Exploring AMD’s Ambitious ROCm Initiative
This article was updated on November 18, 2019.
Three years ago, AMD released the innovative ROCm hardware-accelerated, parallel-computing environment [1] [2]. Since then, the company has continued to refine its bold vision for an open source, multiplatform, high-performance computing (HPC) environment. Over the past three years, ROCm developers have contributed many new features and components to the ROCm open software platform.
ROCm is a universal platform for GPU-accelerated computing. A modular design lets any hardware vendor build drivers that support the ROCm stack [3]. ROCm also integrates multiple programming languages and makes it easy to add support for other languages. ROCm even provides tools for porting vendor-specific CUDA code into a vendor-neutral ROCm format, which makes the massive body of source code written for CUDA available to AMD hardware and other hardware environments.
What is ROCm, and why is it poised to shake up the whole HPC industry? The best way to get familiar is to look inside.
Big Picture
General programming languages like C++ were developed before the birth of GPU-based parallel computing, and the standard forms of the language do not have the features necessary to capitalize on all the benefits of today’s high-performance computers. In the past, GPU vendors developed their own dialects and drivers to activate GPU-based optimizations for their own hardware. The result was a tangle of proprietary specs and incompatible languages. The absence of a unifying, open source platform cost untold hours of development time and left coders with few options. Code was written for a single hardware platform, and it required an enormous investment of time and expense to make the code ready for a different environment. This vendor lock-in caused inefficient programming practices and limited the organization’s ability to seek a long-term, cost-efficient solution.

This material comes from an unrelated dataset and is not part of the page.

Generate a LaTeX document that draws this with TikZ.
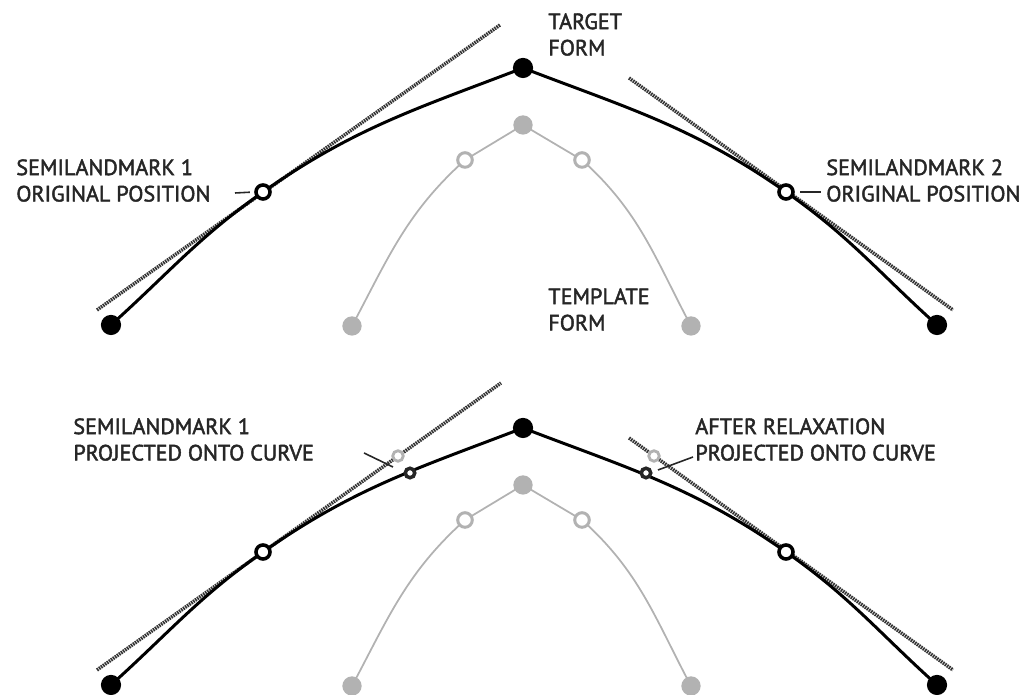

The ROCm developers knew the HPC industry needed a universal solution that would end the problem of proprietary specs and incompatible languages, so they built ROCm as a universal open platform that allows the developer to write the code once and compile it for multiple environments. ROCm supports a number of programming languages and is flexible enough to interface with different GPU-based hardware environments (Figure 1).
At the center of the ROCm environment is a technology known as Heterogeneous-Compute Interface for Portability (HIP) [4]. HIP lets you create code that is ready to compile for either the AMD or CUDA/NVIDIA GPU environment.
AMD maintains a special version of the open source Clang compiler for preparing and compiling HIP code. The HIP/Clang compiler is available for free download at GitHub. The Clang developers are currently working on porting the HIP extensions upstream to the mainline Clang compiler. Once this upstream effort is complete, a separate HIP/Clang compiler won’t be necessary, and HIP will simply be a compiler option within the standard Clang environment.
What About CUDA?
CUDA is an example of a proprietary language designed to work with only one hardware vendor. HIP and the ROCm environment eliminate the need for single-vendor languages like CUDA. However, the ROCm developers are well aware that lots of CUDA code is already out there in the world, so ROCm provides an easy path for porting CUDA code to the vendor-neutral HIP format automatically. Once the code is converted to HIP, you can compile it for AMD hardware using the HIP/Clang compiler. As shown in Figure 2, a CUDA header is all that is needed to prepare the HIP code for the NVIDIA tool chain and the NVCC compiler.
ROCm provides two different alternatives for converting CUDA code to HIP format:
• hipify-perl – a Perl script that you can run on the source code to convert a CUDA program to equivalent HIP code.
• hipify-clang – a preprocessor included with the HIP/Clang compiler that performs the conversion automatically as a standalone preprocessing stage of the compiler process.
The best option for your project will depend upon the details. The Perl script is often easier to use, especially for smaller jobs. The preprocessor gives more extensive hints and error messages and is therefore better suited for large and complex projects.
As a proof of concept, the ROCm team ported the whole Caffe machine-learning framework (with around 55,000 lines of code) from CUDA to HIP: 99.6 percent of the code went unmodified or was automatically converted, and the remaining 0.4 percent took less than a week of developer time to tie up loose ends. The preprocessor can often perform the conversion without any cleanup, for some programs; however, the script provides greater flexibility.
The power to integrate previously written CUDA code with the all-open ROCm makes ROCm a truly universal platform. Near-automatic conversion options eliminate time barriers for CUDA shops looking for a more flexible and a less restrictive solution.